When NASA first started sending up astronauts, they discovered that ballpoint pens would not work in zero gravity. To combat this problem, NASA scientists spent a decade and $12 million developing a pen that writes in zero gravity, upside down, underwater, on almost any surface including glass and at temperatures ranging from below freezing to over 300C.
When confronted with the same problem, the Russians used a pencil.
Makes you think…
thats really funny.
some things that people/organizations do the oddest things, and dont seem to realize that theres an alternative that would be so much easier.
thanks for the laugh!
fiction but it still makes you think
and now you can buy them for 30 bux for 2
ha, thats a good link greg… it just goes to show i shouldn’t believe all the chain mail i get from my friend (i should have included that it was chain mail originally so i didnt offend anyone).
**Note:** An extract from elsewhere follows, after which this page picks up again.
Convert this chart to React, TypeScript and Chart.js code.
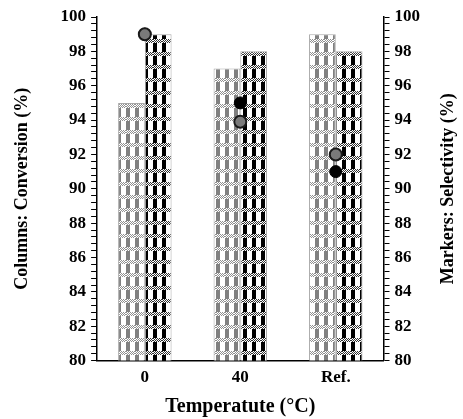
import React, { useEffect, useRef } from "react";
import { Chart, registerables } from "chart.js";

Chart.register(...registerables);

const categories = ["0", "40", "Ref."];
const conversionA = [95, 97, 99];
const conversionB = [99, 98, 98];
const selectivityA = [99, 93.9, 92];
const selectivityB = [99, 95, 91];

const FONT = "'Liberation Serif', 'Times New Roman', serif";

function makePattern(color: string, fine: string): CanvasPattern | string {
  const c = document.createElement("canvas");
  const w = 9, h = 13;
  c.width = w; c.height = h;
  const g = c.getContext("2d");
  if (!g) return color;
  g.fillStyle = "#ffffff";
  g.fillRect(0, 0, w, h);
  for (let y = 0; y < 4; y++) {
    for (let x = 0; x < w; x++) {
      if ((x + y) % 2 === 0) {
        g.fillStyle = fine;
        g.fillRect(x, y, 1, 1);
      }
    }
  }
  g.fillStyle = color;
  g.fillRect(0, 4, 4, 9);
  const p = g.createPattern(c, "repeat");
  return p || color;
}

const rightTitle = {
  id: "rightTitle",
  afterDraw(chart: any) {
    const { ctx, chartArea } = chart;
    ctx.save();
    ctx.font = `bold 18px ${FONT}`;
    ctx.fillStyle = "#000";
    ctx.textAlign = "center";
    ctx.textBaseline = "middle";
    ctx.translate(chart.width - 15, (chartArea.top + chartArea.bottom) / 2);
    ctx.rotate(-Math.PI / 2);
    ctx.fillText("Markers: Selectivity (%)", 0, 0);
    ctx.restore();
  },
};

export default function App() {
  const ref = useRef<HTMLCanvasElement>(null);
  useEffect(() => {
    document.body.style.margin = "0";
    const canvas = ref.current;
    if (!canvas) return;
    const tickCb = (v: any) => {
      const n = Number(v);
      return Math.abs(n / 2 - Math.round(n / 2)) < 1e-6 ? String(Math.round(n)) : "";
    };
    const yCommon = {
      min: 80,
      max: 100,
      ticks: {
        stepSize: 0.4,
        autoSkip: false,
        callback: tickCb,
        color: "#000",
        font: { family: FONT, size: 17, weight: "bold" as const },
        padding: 5,
      },
      grid: {
        drawOnChartArea: false,
        tickLength: 6,
        color: "#000",
        tickColor: "#000",
        tickWidth: 1,
      },
      border: { color: "#000", width: 1.5 },
    };
    const chart = new Chart(canvas, {
      type: "bar",
      data: {
        labels: categories,
        datasets: [
          {
            type: "line" as const,
            label: "Selectivity A",
            data: selectivityA,
            showLine: false,
            pointRadius: 6,
            pointBackgroundColor: "#7a7a7a",
            pointBorderColor: "#1a1a1a",
            pointBorderWidth: 2,
            yAxisID: "y2",
            order: 1,
          },
          {
            type: "line" as const,
            label: "Selectivity B",
            data: selectivityB,
            showLine: false,
            pointRadius: 6,
            pointBackgroundColor: "#000",
            pointBorderColor: "#000",
            pointBorderWidth: 1,
            yAxisID: "y2",
            order: 2,
          },
          {
            label: "Conversion A",
            data: conversionA,
            backgroundColor: makePattern("#808080", "#909090"),
            borderColor: "#a8a8a8",
            borderWidth: 1,
            barPercentage: 1,
            categoryPercentage: 0.56,
            yAxisID: "y",
            order: 3,
          },
          {
            label: "Conversion B",
            data: conversionB,
            backgroundColor: makePattern("#000000", "#333333"),
            borderColor: "#a8a8a8",
            borderWidth: 1,
            barPercentage: 1,
            categoryPercentage: 0.56,
            yAxisID: "y",
            order: 3,
          },
        ],
      },
      options: {
        animation: false,
        responsive: false,
        maintainAspectRatio: false,
        layout: { padding: { top: 17, right: 38, left: 12, bottom: 0 } },
        plugins: { legend: { display: false }, tooltip: { enabled: false } },
        scales: {
          x: {
            ticks: {
              color: "#000",
              font: { family: FONT, size: 17, weight: "bold" },
              padding: 7,
            },
            grid: { drawOnChartArea: false, drawTicks: false },
            border: { color: "#000", width: 1.5 },
            title: {
              display: true,
              text: "Temperatute (°C)",
              color: "#000",
              font: { family: FONT, size: 20, weight: "bold" },
              padding: { top: 0, bottom: 0 },
            },
          },
          y: {
            ...yCommon,
            position: "left",
            title: {
              display: true,
              text: "Columns: Conversion (%)",
              color: "#000",
              font: { family: FONT, size: 18, weight: "bold" },
              padding: { top: 0, bottom: 22 },
            },
          },
          y2: {
            ...yCommon,
            position: "right",
          },
        },
      },
      plugins: [rightTitle],
    });
    return () => chart.destroy();
  }, []);
  return (
    <div style={{ width: 463, height: 419 }}>
      <canvas ref={ref} width={463} height={419} style={{ display: "block" }} />
    </div>
  );
}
I guess it may make sense to spend 2 million and sell it and make 4 million is a good profit. Now that im at -57 Rep for spreding a chain letter i got… I didnt know that 3 reds would make it so low!
Yeah, I’ve got one of those pens. Pretty handy when I’m signing things upside down.
Agreed. I write underwater a lot. Hard to keep the paper together though.
Us russians and our pencils.
Edit: Not at all meant in seriousness…^^…though I am actually Russian (yay)
Its a good thing that they sell those pens here on earth, they come in handy for those everyday low-grav situations
well if we keep one and some paper in your pocket during skydiving, you can jot down your experience too
The question is, what happens to the paper and pen when you fall?
Seriously speaking, what is the quality of these pens? If they can survive space (so assumed) can they survive sky diving? Or for that matter, Dance Dance Revolution? There are a lot of things to be made a note of in DDR, and it would help to have a pen to write down things when you fall down on your rear and need to tell someone to get you up. ^^ Coming of course, from a personal experience that occurred about 18 months ago…
I just bought an Fisher Space Pen AG-7 a few days ago. It arrived in the mail today and I would have to say it’s probably the best pen I’ve ever used (it better be for the price I paid for it).
Now it’s time to do some underwater, 0 gravity, -30degrees F, and 300degrees F test…j/k
well you’ll probably have to duct tape them on to someplace so they dont go flying away… flying…? no. more like… umm… well the paper would have more air resistance/mass so …umm… well… you’d just have to hold on to it…
wouldnt it be quite close to zero G? how close to ‘actual’ zero G can you get to when you fall? even from an airplane…
is it ‘true’ weightlessness? or do you still feel the pull of gravity when you skydive? i want to skydive… so if you do still feel some… what does it feel like?
or does the wind (do you call it wind? you know, you’re the one moving but the air might not be… is ‘wind’ relative?) mess up your senses? or the view?
can you overpower a second sense (of the 5) with one? ive heard when you feel like sneezing but cant, you look at something bright and it’ll stimulate your optical senses enough to ‘help’ complete the sneeze. is that true? does that have anything to do with what i was asking before? which was… umm…yah…im tired now…hope someone understands… im sorry i kinda drifted the topic of a 12 million dollar pen… well, if anyone feels up to it, please create a new thread which my off topic thoughts would be more appropriate…
Well, If I had 12 million dollars of “pocket change” laying around maybe I’ll jump out of a plane and let you know.